LA LIBERTÀ DI LASCIARE E LA FOLLIA OMICIDA
Lettere lucane
Qualche giorno fa una guardia giurata di Vietri di Potenza, Gianfranco Trafficante, 48 anni, ha ucciso con tre colpi di pistola a Vinovo, in Piemonte – dove ormai viveva da anni – la sua compagna, Emanuela Urso, di 44 anni. Subito dopo averla uccisa, Trafficante si è sparato al cuore, morendo sul colpo. Da ciò che abbiamo appreso la compagna aveva deciso di porre termine alla loro storia e, dopo un violento litigio, la situazione è degenerata, fino al tragico epilogo. Commento raramente i fatti di cronaca nera, perché si rischia sempre di ergersi moralmente, e di giudicare, senza conoscerli, gli abissi della mente.
Tuttavia ho riflettuto molto su questa storia, e sono arrivato alla conclusione che gli omicidi-suicidi come il suo – che avvengono troppo di frequente, purtroppo – scaturiscono da un cortocircuito culturale e psicologico che riguarda tutti, anche chi si sente al riparo da queste cadute rovinose. Due persone che si amano sono spesso legate da pulsioni profonde, e da sentimenti ancestrali come il possesso, la gelosia, ecc. Voler ricondurre l’amore a una dinamica civile e razionale è assolutamente encomiabile, ma è un’evoluzione che a volte cozza violentemente con le pulsioni ancestrali che l’amore passionale può esasperare.
Essere abbandonati da chi si ama è un trauma che può scoperchiare paure profonde e irrazionali, fino al punto di condurre in un territorio sconosciuto che per comodità chiamiamo “follia”. Ripeto, potrei cavarmela come tutti e dire che era un malato incapace di amare.

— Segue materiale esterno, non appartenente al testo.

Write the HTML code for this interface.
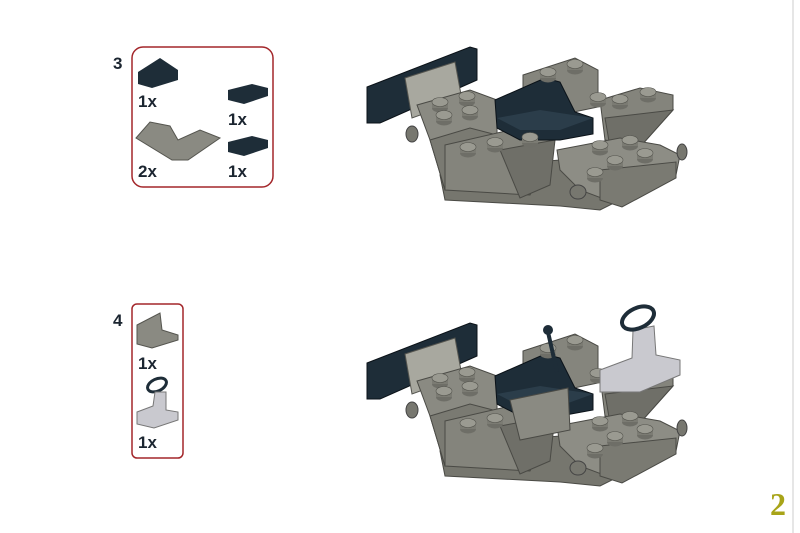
<!DOCTYPE html><html><head><style>
body{margin:0;background:#fff;}
svg{display:block}
text{font-family:"Liberation Sans",sans-serif;font-weight:bold;fill:#1b2530}
</style></head><body>
<svg width="800" height="533" viewBox="0 0 800 533">
<defs>
<g id="stud"><ellipse cx="0" cy="3" rx="8" ry="4.5" fill="#6e6e67"/><rect x="-8" y="-3" width="16" height="6" fill="#7b7b73"/><ellipse cx="0" cy="-3" rx="8" ry="4.5" fill="#9a9a91" stroke="#55554f" stroke-width="0.6"/></g>
<g id="car">
<!-- plate -->
<polygon points="367,87 470,47 477,49 477,80 380,123 367,123" fill="#1e2d38" stroke="#0b1218"/>
<polygon points="405,78 455,62 462,100 412,118" fill="#a8a89f" stroke="#55554f"/>
<!-- back block -->
<polygon points="523,75 575,58 598,70 598,107 545,118 523,110" fill="#85857d" stroke="#4a4a45"/>
<!-- main base -->
<polygon points="440,175 500,165 560,160 600,170 640,160 670,165 660,180 600,210 560,206 445,200" fill="#76766e" stroke="#4a4a45"/>
<!-- left wedges -->
<polygon points="417,105 470,90 497,100 497,150 470,160 445,190 430,140" fill="#8a8a82" stroke="#4a4a45"/>
<polygon points="430,140 470,128 497,135 497,190 445,190" fill="#7a7a72" stroke="#4a4a45"/>
<polygon points="445,145 510,130 555,140 530,195 445,190" fill="#84847c" stroke="#4a4a45"/>
<polygon points="500,150 555,140 550,185 520,198" fill="#6f6f68" stroke="#4a4a45"/>
<!-- right wedge -->
<polygon points="600,100 640,88 673,95 673,110 640,147 605,140" fill="#84847c" stroke="#4a4a45"/>
<polygon points="605,118 673,110 640,147 610,147" fill="#6f6f68" stroke="#4a4a45"/>
<!-- front plate -->
<polygon points="557,150 620,138 660,145 680,155 676,175 620,205 580,190 560,170" fill="#8d8d85" stroke="#4a4a45"/>
<polygon points="600,170 676,162 676,178 622,207 600,200" fill="#7a7a72" stroke="#4a4a45"/>
<!-- seat -->
<polygon points="495,100 545,78 560,82 575,112 593,118 593,134 560,140 520,140 497,128" fill="#1e2d38" stroke="#0b1218"/>
<polygon points="497,118 540,110 593,118 560,130 520,130" fill="#2b3d4a"/>
<ellipse cx="412" cy="134" rx="6" ry="8" fill="#77776f" stroke="#444"/>
<ellipse cx="578" cy="192" rx="8" ry="7" fill="#77776f" stroke="#444"/>
<ellipse cx="682" cy="152" rx="5" ry="8" fill="#77776f" stroke="#444"/>
<use href="#stud" x="440" y="105"/><use href="#stud" x="467" y="99"/><use href="#stud" x="444" y="118"/><use href="#stud" x="470" y="113"/>
<use href="#stud" x="468" y="150"/><use href="#stud" x="495" y="145"/><use href="#stud" x="530" y="140"/>
<use href="#stud" x="575" y="67"/><use href="#stud" x="548" y="75"/>
<use href="#stud" x="600" y="148"/><use href="#stud" x="630" y="143"/><use href="#stud" x="615" y="163"/><use href="#stud" x="645" y="156"/><use href="#stud" x="595" y="175"/>
<use href="#stud" x="620" y="102"/><use href="#stud" x="648" y="95"/><use href="#stud" x="598" y="100"/>
</g>
</defs>
<line x1="793" y1="0" x2="793" y2="533" stroke="#ccc" stroke-width="1"/>
<!-- Step 3 -->
<text x="113" y="69" font-size="17">3</text>
<rect x="132" y="47" width="141" height="140" rx="11" fill="none" stroke="#a3262a" stroke-width="1.5"/>
<polygon points="138,72 160,58 178,70 178,80 152,88 138,84" fill="#1e2d38"/>
<text x="138" y="107" font-size="17">1x</text>
<polygon points="228,90 252,84 268,88 268,96 244,104 228,100" fill="#1e2d38"/>
<text x="228" y="125" font-size="17">1x</text>
<polygon points="228,142 252,136 268,140 268,148 244,156 228,152" fill="#1e2d38"/>
<text x="228" y="177" font-size="17">1x</text>
<polygon points="136,138 150,122 170,126 178,140 200,130 220,138 188,160 172,160" fill="#8a8a82" stroke="#55554f"/>
<text x="138" y="177" font-size="17">2x</text>
<use href="#car"/>
<!-- Step 4 -->
<text x="113" y="326" font-size="17">4</text>
<rect x="132" y="304" width="51" height="154" rx="5" fill="none" stroke="#a3262a" stroke-width="1.5"/>
<polygon points="137,325 160,313 162,330 178,335 178,340 152,348 137,344" fill="#8a8a82" stroke="#55554f"/>
<text x="138" y="369" font-size="17">1x</text>
<ellipse cx="157" cy="385" rx="10" ry="6" fill="none" stroke="#1e2d38" stroke-width="3" transform="rotate(-25 157 385)"/>
<polygon points="137,412 153,406 155,392 166,392 166,410 178,412 178,420 154,428 137,424" fill="#c9c9cf" stroke="#777"/>
<text x="138" y="448" font-size="17">1x</text>
<use href="#car" y="276"/>
<polygon points="600,370 632,358 633,330 654,326 656,355 680,360 680,375 640,392 600,392" fill="#c9c9cf" stroke="#777"/>
<ellipse cx="638" cy="318" rx="17" ry="10" fill="none" stroke="#1e2d38" stroke-width="4" transform="rotate(-25 638 318)"/>
<line x1="548" y1="332" x2="557" y2="372" stroke="#1e2d38" stroke-width="4"/>
<circle cx="548" cy="330" r="5" fill="#1e2d38"/>
<polygon points="510,400 568,388 570,430 520,440" fill="#8a8a82" stroke="#4a4a45"/>
<text x="770" y="515" font-size="32" style="font-family:'Liberation Serif',serif;fill:#a8a418">2</text>
</svg>
</body></html>
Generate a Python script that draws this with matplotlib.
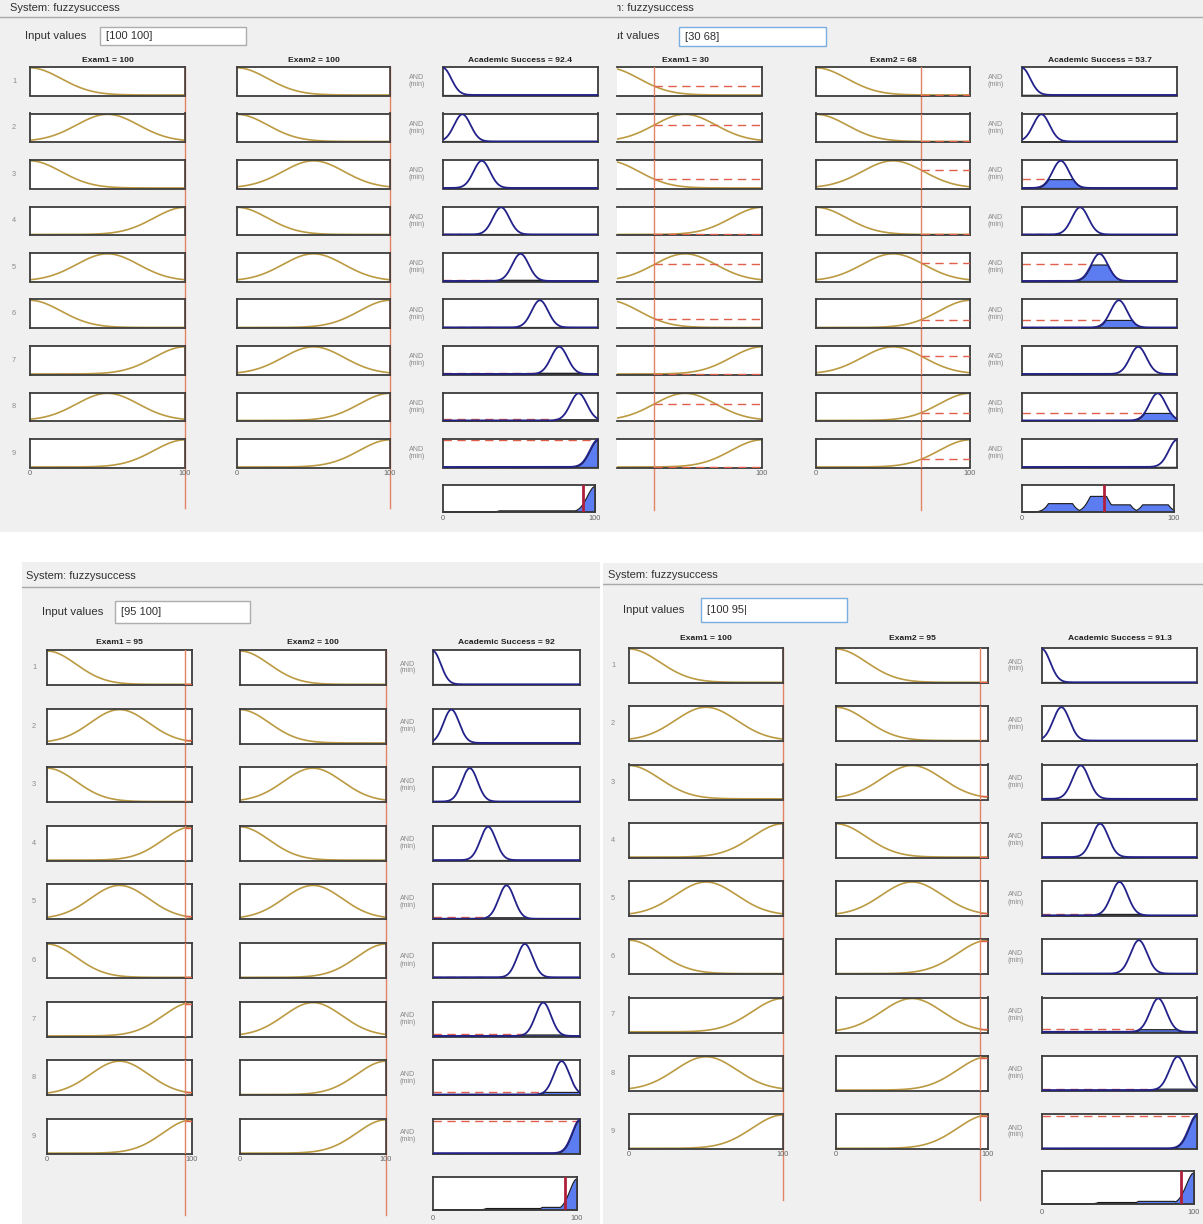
import numpy as np
import matplotlib.pyplot as plt
from matplotlib.patches import Rectangle

plt.rcParams['font.family'] = ['Liberation Sans', 'DejaVu Sans']

W, H = 1203, 1224

# fuzzy system "fuzzysuccess": low / mid / high gaussians on both exams,
# nine narrow gaussians on the output, AND = min
exam_centers = [0, 50, 100]
exam_sigma = 20.0
out_centers = [0, 12.5, 25, 37.5, 50, 62.5, 75, 87.5, 100]
out_sigma = 5.3
rule_exam1 = [0, 1, 0, 2, 1, 0, 2, 1, 2]
rule_exam2 = [0, 0, 1, 0, 1, 2, 1, 2, 2]

# four evaluations in the rule viewer
exam1_in = [100, 30, 95, 100]
exam2_in = [100, 68, 100, 95]
input_strings = ['[100 100]', '[30 68]', '[95 100]', '[100 95|']
success_out = [92.4, 53.7, 92, 91.3]

BG = '#f0f0f0'
EDGE = '#3c3c3c'
GOLD = '#bb9a42'
NAVY = '#22228a'
FILL = '#5c7cf2'
DASH = '#e0604c'
VLINE = '#e38366'
OUTRED = '#b0203a'
GREY = '#8a8a8a'

# window layouts in pixels
layouts = [
    dict(bg=(0, 0, 617, 532), sys=(10, 8), sep=17, lab=(25, 36), box=(100, 27, 246, 45),
         title_y=60, e1=(30, 185), e2=(237, 390), andx=417, out=(443, 598),
         row0=67, step=46.5, rh=28.5, agg=(485, 27), rowlab=14, vbot=508, tick_y=519, focus=False),
    dict(bg=(617, 0, 1203, 532), sys=(584, 8), sep=17, lab=(598, 36), box=(679, 27, 826, 46),
         title_y=60, e1=(608, 762), e2=(816, 970), andx=996, out=(1022, 1177),
         row0=67, step=46.5, rh=28.5, agg=(485, 27), rowlab=592, vbot=510, tick_y=519, focus=True),
    dict(bg=(22, 562, 600, 1224), sys=(26, 576), sep=587, lab=(42, 612), box=(115, 601, 250, 623),
         title_y=642, e1=(47, 192), e2=(240, 386), andx=408, out=(433, 580),
         row0=650, step=58.6, rh=35, agg=(1177, 33), rowlab=34, vbot=1215, tick_y=1219, focus=False),
    dict(bg=(603, 563, 1203, 1224), sys=(608, 575), sep=584, lab=(623, 610), box=(701, 598, 847, 622),
         title_y=639, e1=(629, 783), e2=(836, 988), andx=1016, out=(1042, 1197),
         row0=648, step=58.25, rh=35, agg=(1171, 33), rowlab=613, vbot=1200, tick_y=1213, focus=True),
]

fig = plt.figure(figsize=(W / 100, H / 100), dpi=100, facecolor='white')
x = np.linspace(0, 100, 501)


def gauss(v, c, s):
    return np.exp(-(np.asarray(v, dtype=float) - c) ** 2 / (2 * s ** 2))


def px_axes(x0, y0, w, h, z=2):
    return fig.add_axes([x0 / W, 1 - (y0 + h) / H, w / W, h / H], zorder=z)


def box_axes(x0, x1, y0, h, clip_left):
    # a bordered plot box; the part left of clip_left is cut away
    vis = max(x0, clip_left)
    ax = px_axes(vis, y0, x1 - vis, h)
    ax.set_xlim((vis - x0) / (x1 - x0) * 100, 100)
    ax.set_ylim(-0.02, 1.03)
    ax.set_xticks([])
    ax.set_yticks([])
    ax.set_facecolor('white')
    for sp in ax.spines.values():
        sp.set_color(EDGE)
        sp.set_linewidth(1.3)
    if vis > x0:
        ax.spines['left'].set_visible(False)
    return ax


def draw_panel(L, k):
    bx0, by0, bx1, by1 = L['bg']
    cv = px_axes(bx0, by0, bx1 - bx0, by1 - by0, z=1)
    cv.set_xlim(bx0, bx1)
    cv.set_ylim(by1, by0)
    cv.axis('off')
    cv.add_patch(Rectangle((bx0, by0), bx1 - bx0, by1 - by0, color=BG, zorder=0))

    def txt(px, py, s, **kw):
        cv.text(px, py, s, clip_on=True, **kw)

    txt(L['sys'][0], L['sys'][1], 'System: fuzzysuccess', fontsize=8, color='#303030', va='center')
    cv.plot([bx0, bx1], [L['sep'], L['sep']], color='#a8a8a8', lw=1)
    txt(L['lab'][0], L['lab'][1], 'Input values', fontsize=8.2, color='#303030', va='center')
    tx0, ty0, tx1, ty1 = L['box']
    cv.add_patch(Rectangle((tx0, ty0), tx1 - tx0, ty1 - ty0, facecolor='white',
                           edgecolor='#7aaee0' if L['focus'] else '#adadad', lw=1))
    txt(tx0 + 6, (ty0 + ty1) / 2, input_strings[k], fontsize=8, color='#303030', va='center')

    e1, e2, out = L['e1'], L['e2'], L['out']
    v1, v2 = exam1_in[k], exam2_in[k]
    res = success_out[k]
    ty = L['title_y']
    tkw = dict(fontsize=6.1, fontweight='bold', color='#202020', ha='center', va='center')
    txt((e1[0] + e1[1]) / 2, ty, f'Exam1 = {v1}', **tkw)
    txt((e2[0] + e2[1]) / 2, ty, f'Exam2 = {v2}', **tkw)
    txt((out[0] + out[1]) / 2, ty, f'Academic Success = {res:g}', **tkw)

    # input markers running down through all the rules
    for col, v in ((e1, v1), (e2, v2)):
        vx = col[0] + v / 100 * (col[1] - col[0])
        cv.plot([vx, vx], [L['row0'], L['vbot']], color=VLINE, lw=1)

    firing = []
    for i in range(9):
        top = L['row0'] + i * L['step']
        cy = top + L['rh'] / 2
        txt(L['rowlab'], cy, str(i + 1), fontsize=5.3, color=GREY, ha='center', va='center')
        txt(L['andx'], cy, 'AND\n(min)', fontsize=5.1, color=GREY, ha='center', va='center', linespacing=1.0)

        mus = []
        for col, v, idx in ((e1, v1, rule_exam1[i]), (e2, v2, rule_exam2[i])):
            ax = box_axes(col[0], col[1], top, L['rh'], bx0)
            c = exam_centers[idx]
            mu = float(gauss(v, c, exam_sigma))
            mus.append(mu)
            ax.plot(x, gauss(x, c, exam_sigma), color=GOLD, lw=1.2, zorder=2)
            ax.plot([v, 100], [mu, mu], color=DASH, lw=1, ls=(0, (6, 4)), zorder=3)
            ax.axvline(v, color=VLINE, lw=1, zorder=4)
        w = min(mus)
        firing.append(w)

        ax = box_axes(out[0], out[1], top, L['rh'], bx0)
        c = out_centers[i]
        mf = gauss(x, c, out_sigma)
        ax.fill_between(x, 0, np.minimum(mf, w), facecolor=FILL, edgecolor='#1a1a1a', lw=0.8, zorder=2)
        if w > 1e-9:
            xl = c - out_sigma * np.sqrt(2 * np.log(1 / w)) if w < 1 else c
            ax.plot([0, max(xl, 0)], [w, w], color=DASH, lw=1, ls=(0, (6, 4)), zorder=1.5)
        ax.plot(x, mf, color=NAVY, lw=1.3, zorder=3)

    # bottom tick labels under the last rule
    last_bottom = L['row0'] + 8 * L['step'] + L['rh']
    for col in (e1, e2):
        txt(col[0], last_bottom + 6, '0', fontsize=5.3, color='#666666', ha='center', va='center')
        txt(col[1], last_bottom + 6, '100', fontsize=5.3, color='#666666', ha='center', va='center')

    # aggregated output and defuzzified value
    atop, ah = L['agg']
    ax = box_axes(out[0], out[1] - 3, atop, ah, bx0)
    agg = np.max([np.minimum(gauss(x, out_centers[i], out_sigma), firing[i]) for i in range(9)], axis=0)
    ax.fill_between(x, 0, agg, facecolor=FILL, edgecolor='#1a1a1a', lw=0.8, zorder=2)
    ax.axvline(res, color=OUTRED, lw=2, zorder=3)
    txt(out[0], L['tick_y'], '0', fontsize=5.3, color='#666666', ha='center', va='center')
    txt(out[1] - 3, L['tick_y'], '100', fontsize=5.3, color='#666666', ha='center', va='center')


for k, L in enumerate(layouts):
    draw_panel(L, k)

fig.savefig('out.png', dpi=100, facecolor='white')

E invece Trafficante e la Urso sono solo le ennesime vittima di un cortocircuito culturale e psicologico tra la sacrosanta libertà di cambiare e lasciare, e la pulsione irrazionale a possedere e a essere posseduti in maniera totalizzante. Negare il lato oscuro dell’amore non aiuta a risolvere il problema, ma a rimuoverlo ulteriormente.